====== Material provided ======
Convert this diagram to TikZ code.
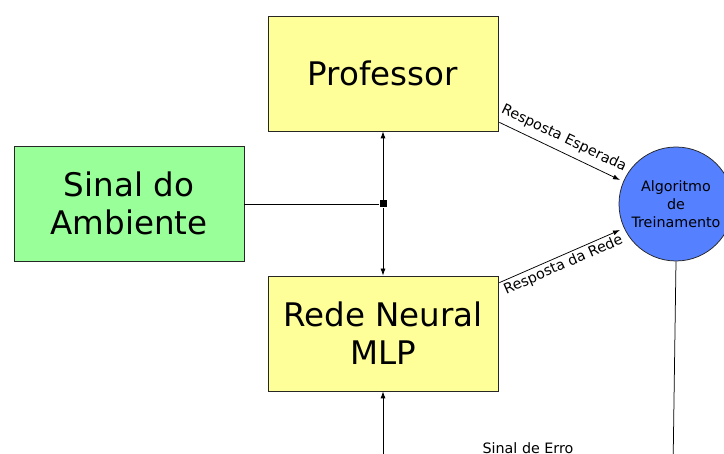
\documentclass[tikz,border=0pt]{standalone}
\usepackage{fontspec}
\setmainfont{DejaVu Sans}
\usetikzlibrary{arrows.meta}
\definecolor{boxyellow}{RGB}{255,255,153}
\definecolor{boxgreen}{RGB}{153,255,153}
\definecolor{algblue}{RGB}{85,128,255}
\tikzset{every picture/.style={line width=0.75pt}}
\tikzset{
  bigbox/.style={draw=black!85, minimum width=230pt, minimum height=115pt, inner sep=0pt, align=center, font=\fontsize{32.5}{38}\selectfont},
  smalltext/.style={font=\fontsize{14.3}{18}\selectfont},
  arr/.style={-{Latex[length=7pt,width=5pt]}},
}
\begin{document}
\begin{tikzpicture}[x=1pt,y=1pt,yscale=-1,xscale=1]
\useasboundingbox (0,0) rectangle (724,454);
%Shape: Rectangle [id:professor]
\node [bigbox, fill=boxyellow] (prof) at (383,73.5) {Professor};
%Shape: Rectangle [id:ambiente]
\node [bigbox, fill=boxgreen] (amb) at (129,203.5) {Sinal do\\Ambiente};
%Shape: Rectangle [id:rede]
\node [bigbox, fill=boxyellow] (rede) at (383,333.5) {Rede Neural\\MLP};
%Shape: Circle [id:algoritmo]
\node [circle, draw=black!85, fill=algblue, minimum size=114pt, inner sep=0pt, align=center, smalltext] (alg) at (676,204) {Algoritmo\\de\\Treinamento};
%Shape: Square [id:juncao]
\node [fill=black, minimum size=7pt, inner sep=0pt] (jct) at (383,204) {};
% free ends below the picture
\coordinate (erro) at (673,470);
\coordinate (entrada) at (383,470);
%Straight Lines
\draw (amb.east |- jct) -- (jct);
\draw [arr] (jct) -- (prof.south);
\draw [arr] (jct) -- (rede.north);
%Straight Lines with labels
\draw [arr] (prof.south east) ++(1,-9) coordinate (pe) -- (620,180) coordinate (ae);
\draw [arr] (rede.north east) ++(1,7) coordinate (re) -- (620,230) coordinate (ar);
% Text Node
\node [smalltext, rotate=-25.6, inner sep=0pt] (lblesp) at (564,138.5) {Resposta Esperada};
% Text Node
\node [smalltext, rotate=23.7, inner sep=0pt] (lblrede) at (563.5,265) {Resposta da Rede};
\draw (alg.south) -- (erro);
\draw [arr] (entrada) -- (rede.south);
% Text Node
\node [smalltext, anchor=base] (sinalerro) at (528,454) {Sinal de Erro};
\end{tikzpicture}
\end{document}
======
» **Exercise prompt**
Leave out the pictures and restate everything else word for word.

» **Expected answer**
Convert this diagram to TikZ code.
\documentclass[tikz,border=0pt]{standalone}
\usepackage{fontspec}
\setmainfont{DejaVu Sans}
\usetikzlibrary{arrows.meta}
\definecolor{boxyellow}{RGB}{255,255,153}
\definecolor{boxgreen}{RGB}{153,255,153}
\definecolor{algblue}{RGB}{85,128,255}
\tikzset{every picture/.style={line width=0.75pt}}
\tikzset{
  bigbox/.style={draw=black!85, minimum width=230pt, minimum height=115pt, inner sep=0pt, align=center, font=\fontsize{32.5}{38}\selectfont},
  smalltext/.style={font=\fontsize{14.3}{18}\selectfont},
  arr/.style={-{Latex[length=7pt,width=5pt]}},
}
\begin{document}
\begin{tikzpicture}[x=1pt,y=1pt,yscale=-1,xscale=1]
\useasboundingbox (0,0) rectangle (724,454);
%Shape: Rectangle [id:professor]
\node [bigbox, fill=boxyellow] (prof) at (383,73.5) {Professor};
%Shape: Rectangle [id:ambiente]
\node [bigbox, fill=boxgreen] (amb) at (129,203.5) {Sinal do\\Ambiente};
%Shape: Rectangle [id:rede]
\node [bigbox, fill=boxyellow] (rede) at (383,333.5) {Rede Neural\\MLP};
%Shape: Circle [id:algoritmo]
\node [circle, draw=black!85, fill=algblue, minimum size=114pt, inner sep=0pt, align=center, smalltext] (alg) at (676,204) {Algoritmo\\de\\Treinamento};
%Shape: Square [id:juncao]
\node [fill=black, minimum size=7pt, inner sep=0pt] (jct) at (383,204) {};
% free ends below the picture
\coordinate (erro) at (673,470);
\coordinate (entrada) at (383,470);
%Straight Lines
\draw (amb.east |- jct) -- (jct);
\draw [arr] (jct) -- (prof.south);
\draw [arr] (jct) -- (rede.north);
%Straight Lines with labels
\draw [arr] (prof.south east) ++(1,-9) coordinate (pe) -- (620,180) coordinate (ae);
\draw [arr] (rede.north east) ++(1,7) coordinate (re) -- (620,230) coordinate (ar);
% Text Node
\node [smalltext, rotate=-25.6, inner sep=0pt] (lblesp) at (564,138.5) {Resposta Esperada};
% Text Node
\node [smalltext, rotate=23.7, inner sep=0pt] (lblrede) at (563.5,265) {Resposta da Rede};
\draw (alg.south) -- (erro);
\draw [arr] (entrada) -- (rede.south);
% Text Node
\node [smalltext, anchor=base] (sinalerro) at (528,454) {Sinal de Erro};
\end{tikzpicture}
\end{document}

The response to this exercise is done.